Handling file downloads in Puppeteer can be a bit tricky because Puppeteer is designed to automate and control a Chrome browser or a Chromium instance and it's not meant to handle file downloads.
However, there are workarounds to handle file downloads in Puppeteer. Here's an example of how to do this in JavaScript:
Step 1: Set the download directory
First, you need to set the download directory in the puppeteer.launch
options. Make sure to use headless: false
and userDataDir
options:
const browser = await puppeteer.launch({
headless: false,
userDataDir: './data',
});
This code will create a new directory named data
where the downloaded files will be stored.

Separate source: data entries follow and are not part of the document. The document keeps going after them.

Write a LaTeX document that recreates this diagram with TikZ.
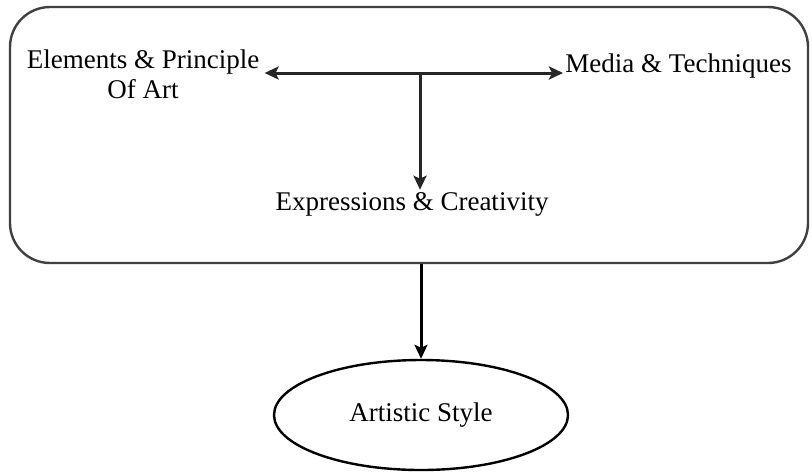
\documentclass[tikz,border=0pt]{standalone}
\usepackage{fontspec}
\setmainfont{Liberation Serif}
\newfontfamily\artfont{Liberation Serif}
\usepackage{tikz}
\usetikzlibrary{arrows.meta,shapes.geometric,calc}
\definecolor{ASFrame}{HTML}{404040}
\definecolor{ASLine}{HTML}{262626}

\begin{document}
\begin{tikzpicture}[
    x=0.5pt,y=-0.5pt,
    label/.style={align=center, inner sep=1pt, font=\artfont\fontsize{13.5}{15}\selectfont},
    flow/.style={-{Stealth[length=7pt,width=6.5pt,inset=1.5pt]}, line width=1.5pt, draw=ASLine},
    frame/.style={draw=ASFrame, line width=1.2pt, rounded corners=20pt,
      minimum width=399pt, minimum height=128pt},
    result/.style={ellipse, draw=black, line width=1.2pt,
      minimum width=147pt, minimum height=55pt, label}
  ]
    \useasboundingbox (0,0) rectangle (812,472);

    % outer group
    \node[frame] (frame) at (409,135) {};

    \node[label] (elem) at (143,74) {Elements \& Principle\\Of Art};
    \node[label, anchor=west] (media) at (563,66) {Media \& Techniques};
    \node[label] (expr) at (412,204) {Expressions \& Creativity};
    \coordinate (j) at (420,73);

    \draw[flow] (j) -- (j -| media.west);
    \draw[flow] (j) -- ($(j -| elem.east)+(3,0)$);
    \draw[flow] (j) -- (j |- expr.north);

    % result
    \node[result] (style) at (421,415) {Artistic Style};
    \draw[flow, draw=black] (frame.south -| style) -- (style.north);
\end{tikzpicture}
\end{document}
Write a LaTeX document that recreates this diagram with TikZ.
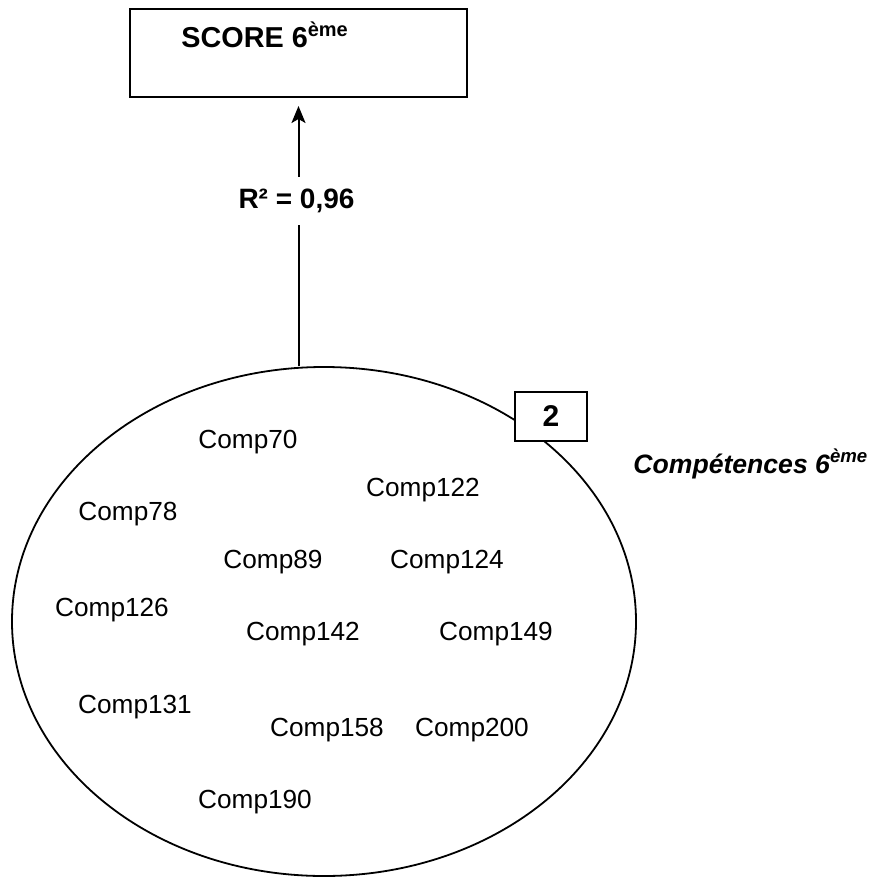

Step 2: Set the download behavior
Next, you need to set the download behavior in the browser context. Here, you set the download path and behavior to allow
:
const page = await browser.newPage();
await page._client.send('Page.setDownloadBehavior', {
behavior: 'allow',
downloadPath: './data',
});
Step 3: Navigate and Download
Then, navigate to the page and click the download link:
await page.goto('https://example.com');
await page.click('#download_button');
This will download the file to the data
directory.
Remember that Puppeteer's file download capabilities are limited and might not work for all websites. If you need to download files from a website, a better approach might be to use Puppeteer to get the download link and then use a library like axios
or request-promise
to download the file.
const axios = require('axios');
const fs = require('fs');
// Get the download link with Puppeteer...
const downloadLink = await page.evaluate(() => {
return document.querySelector('#download_button').href;
});
// Then download the file with Axios...
const response = await axios({
url: downloadLink,
method: 'GET',
responseType: 'stream',
});
const writer = fs.createWriteStream('./data/file.pdf');
response.data.pipe(writer);
writer.on('finish', () => {
console.log('Download finished');
});
writer.on('error', (error) => {
console.error('Error occurred:', error);
});
The code above uses Puppeteer to get the download link, and then uses Axios to download the file. The file is written to the disk with the fs
module.
In conclusion, Puppeteer is an excellent tool for web scraping and automation, but it has limitations when it comes to file downloads. Using Puppeteer in conjunction with a library like Axios for file downloads can be a good solution.